I think Patreon should look at Bandcamp, how to do things that are fair to creators (even if they don’t output content on too regular basis), not become an elitist club (anyone should have access to a platform like Patreon), and to create a great entry point (langing page) for customers who want to see and support creations.
They have sections on their front page: “Bandcamp Weekly” (podcast), “Bandcamp Daily” (articles, interviews), “SELLING RIGHT NOW” (animated stripe of album covers), Album of the Day, “New and Notable” and a great, trully functional discovery system with proper filters for location, genre, format, and time.

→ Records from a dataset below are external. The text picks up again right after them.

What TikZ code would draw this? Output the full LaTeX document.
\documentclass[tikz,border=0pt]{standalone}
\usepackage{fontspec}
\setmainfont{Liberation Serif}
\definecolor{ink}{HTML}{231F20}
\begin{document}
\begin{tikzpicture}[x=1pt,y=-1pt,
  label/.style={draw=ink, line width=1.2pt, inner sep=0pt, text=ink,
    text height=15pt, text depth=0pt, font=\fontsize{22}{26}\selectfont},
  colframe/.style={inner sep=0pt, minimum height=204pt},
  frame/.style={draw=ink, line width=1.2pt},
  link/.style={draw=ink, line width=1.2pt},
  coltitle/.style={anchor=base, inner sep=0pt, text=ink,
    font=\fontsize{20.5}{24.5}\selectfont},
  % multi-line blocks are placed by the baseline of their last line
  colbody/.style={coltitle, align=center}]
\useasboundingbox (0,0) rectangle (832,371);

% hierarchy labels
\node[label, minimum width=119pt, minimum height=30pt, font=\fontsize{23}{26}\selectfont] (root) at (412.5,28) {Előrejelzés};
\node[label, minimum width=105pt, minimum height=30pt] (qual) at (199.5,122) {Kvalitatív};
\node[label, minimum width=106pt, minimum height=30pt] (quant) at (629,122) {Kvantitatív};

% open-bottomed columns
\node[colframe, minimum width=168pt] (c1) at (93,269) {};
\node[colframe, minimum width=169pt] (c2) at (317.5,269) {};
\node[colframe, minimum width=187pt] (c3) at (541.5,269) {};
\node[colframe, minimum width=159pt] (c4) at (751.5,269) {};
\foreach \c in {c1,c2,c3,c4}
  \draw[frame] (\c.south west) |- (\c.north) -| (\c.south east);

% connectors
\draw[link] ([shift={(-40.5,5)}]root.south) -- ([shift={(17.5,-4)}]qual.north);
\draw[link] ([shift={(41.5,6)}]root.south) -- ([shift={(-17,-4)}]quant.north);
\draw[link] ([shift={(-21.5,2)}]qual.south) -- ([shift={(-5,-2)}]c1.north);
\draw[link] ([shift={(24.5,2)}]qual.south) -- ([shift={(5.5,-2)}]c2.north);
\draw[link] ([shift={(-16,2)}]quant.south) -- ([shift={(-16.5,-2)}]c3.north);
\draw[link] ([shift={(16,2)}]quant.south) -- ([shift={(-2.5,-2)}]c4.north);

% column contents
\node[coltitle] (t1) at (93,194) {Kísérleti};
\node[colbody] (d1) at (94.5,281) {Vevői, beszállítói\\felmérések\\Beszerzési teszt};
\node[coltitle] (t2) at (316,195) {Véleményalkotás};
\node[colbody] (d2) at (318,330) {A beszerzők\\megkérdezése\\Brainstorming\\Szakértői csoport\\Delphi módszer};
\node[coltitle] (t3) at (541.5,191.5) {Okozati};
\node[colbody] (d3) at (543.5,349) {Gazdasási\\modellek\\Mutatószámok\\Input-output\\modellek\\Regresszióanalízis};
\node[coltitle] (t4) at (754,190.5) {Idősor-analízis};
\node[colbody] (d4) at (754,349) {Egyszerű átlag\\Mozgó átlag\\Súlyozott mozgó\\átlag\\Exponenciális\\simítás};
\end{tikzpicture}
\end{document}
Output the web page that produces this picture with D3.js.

I think Patreon shouldn’t throw off the platform less active accounts, but should really work towards a multilayered and multidimensional Discovery system on their front page.

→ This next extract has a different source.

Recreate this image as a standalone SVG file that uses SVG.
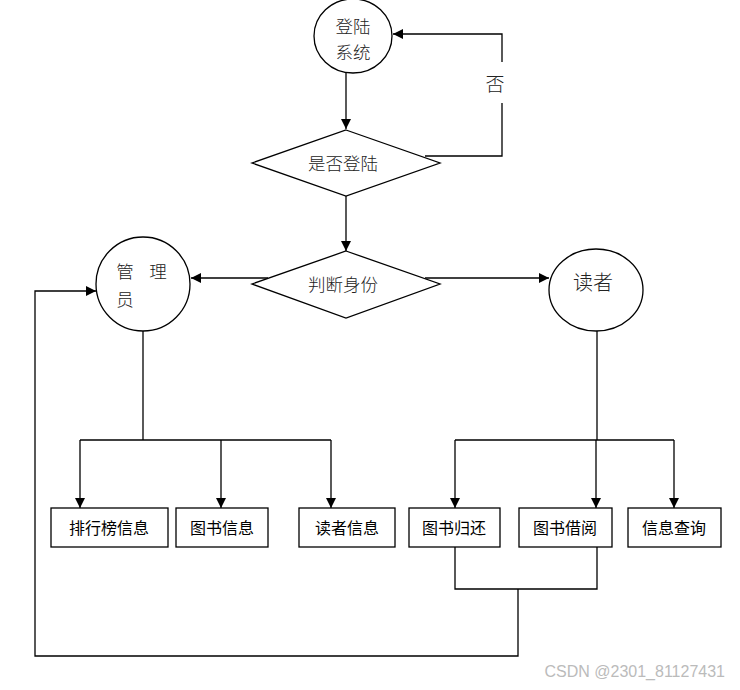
<svg xmlns="http://www.w3.org/2000/svg" width="740" height="690" viewBox="0 0 740 690">
<defs>
<marker id="ah" viewBox="0 0 10 10" refX="10" refY="5" markerWidth="10" markerHeight="10" markerUnits="userSpaceOnUse" orient="auto">
<path d="M0,0 L10,5 L0,10 z" fill="#000"/>
</marker>
<style>
.s{fill:#fff;stroke:#000;stroke-width:1.3}
.c{fill:none;stroke:#000;stroke-width:1.3}
.t{font-family:"Noto Sans CJK SC","Liberation Serif",serif;font-size:17.5px;font-weight:300;fill:#222;text-anchor:middle;dominant-baseline:central}
.b{font-family:"Noto Sans CJK SC","Liberation Sans",sans-serif;font-size:16px;fill:#000;text-anchor:middle;dominant-baseline:central}
</style>
</defs>
<rect width="740" height="690" fill="#fff"/>
<g id="connectors">
<path class="c" d="M346,73 V129" marker-end="url(#ah)"/>
<path class="c" d="M425,156 H502 V103 M502,62 V34 H393" marker-end="url(#ah)"/>
<path class="c" d="M346,196 V251" marker-end="url(#ah)"/>
<path class="c" d="M268,278 H191" marker-end="url(#ah)"/>
<path class="c" d="M425,278 H549" marker-end="url(#ah)"/>
<path class="c" d="M143,331 V440"/>
<path class="c" d="M80,440 H331"/>
<path class="c" d="M80,440 V508" marker-end="url(#ah)"/>
<path class="c" d="M221,440 V508" marker-end="url(#ah)"/>
<path class="c" d="M331,440 V508" marker-end="url(#ah)"/>
<path class="c" d="M597,331 V440"/>
<path class="c" d="M455,440 H674"/>
<path class="c" d="M455,440 V508" marker-end="url(#ah)"/>
<path class="c" d="M596,440 V508" marker-end="url(#ah)"/>
<path class="c" d="M674,440 V508" marker-end="url(#ah)"/>
<path class="c" d="M455,547 V589 H597 V547"/>
<path class="c" d="M518,589 V656 H35 V291 H96" marker-end="url(#ah)"/>
<text class="t" x="495" y="82" style="font-size:19px">否</text>
</g>
<g id="login">
<ellipse class="s" cx="353" cy="36" rx="39" ry="37"/>
<text class="t" x="353" y="25">登陆</text>
<text class="t" x="353" y="51">系统</text>
</g>
<g id="check">
<polygon class="s" points="346,130 440,163 346,196 252,163"/>
<text class="t" x="343" y="162">是否登陆</text>
</g>
<g id="identity">
<polygon class="s" points="346,251 440,284 346,318 252,284"/>
<text class="t" x="343" y="283">判断身份</text>
</g>
<g id="admin">
<circle class="s" cx="143" cy="284" r="47"/>
<text class="t" x="125" y="270">管</text>
<text class="t" x="158" y="270">理</text>
<text class="t" x="125" y="298">员</text>
</g>
<g id="reader">
<ellipse class="s" cx="596" cy="290" rx="47" ry="41"/>
<text class="t" x="593" y="281" style="font-size:20px">读者</text>
</g>
<g id="rank">
<rect class="s" x="51" y="508" width="117" height="39"/>
<text class="b" x="109" y="527">排行榜信息</text>
</g>
<g id="bookinfo">
<rect class="s" x="176" y="508" width="92" height="39"/>
<text class="b" x="222" y="527">图书信息</text>
</g>
<g id="readerinfo">
<rect class="s" x="299" y="508" width="96" height="39"/>
<text class="b" x="347" y="527">读者信息</text>
</g>
<g id="return">
<rect class="s" x="409" y="508" width="91" height="39"/>
<text class="b" x="454" y="527">图书归还</text>
</g>
<g id="borrow">
<rect class="s" x="519" y="508" width="93" height="39"/>
<text class="b" x="565" y="527">图书借阅</text>
</g>
<g id="query">
<rect class="s" x="628" y="508" width="93" height="39"/>
<text class="b" x="674" y="527">信息查询</text>
</g>
<text x="725" y="677" style="font-family:'Liberation Sans',sans-serif;font-size:16px;fill:#bbb;text-anchor:end">CSDN @2301_81127431</text>
</svg>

It would be great if the folks who do adult or NSFW stuff could have their own categories.
And yeah, I don’t need to see nintey-seven pages of people who have zero patrons, and haven’t posted an update for a year, when I search for stuff. How 'bout just not listing pages in search until they have a post and a patron? Or not listing pages in search if they haven’t been updated in X number of weeks or months?
How 'bout just not listing pages in search until they have a post and a patron?
I am all for options. Options are cool. Options taste yummy with vinegar and without.
Option a) “show me patronless patreons looking for patrons including dominae”
Option b) “show me patronless patreons looking for patrons excluding dominae”
Option c) “only show me people who already make so much money that they don’t give a dime for my dime”
Option d) “only show arbitrary search results that have no connection to what I am looking for, just like google”
Or not listing pages in search if they haven’t been updated in X number of weeks or months?
Did I mention that I am a fan of options? Here, though, I’d go for “only show active patreons”, where “active” means: At least one post within the last 29.53 days (one gummibear for knowing the number)
I apologize for being unbearable. I ran out of them today and try to survive the week on withdrawal.
I believe by default NSFW is filtered from searches. If they’re not listing themselves as NSFW yet are posting nude photos, they’re mislabeled.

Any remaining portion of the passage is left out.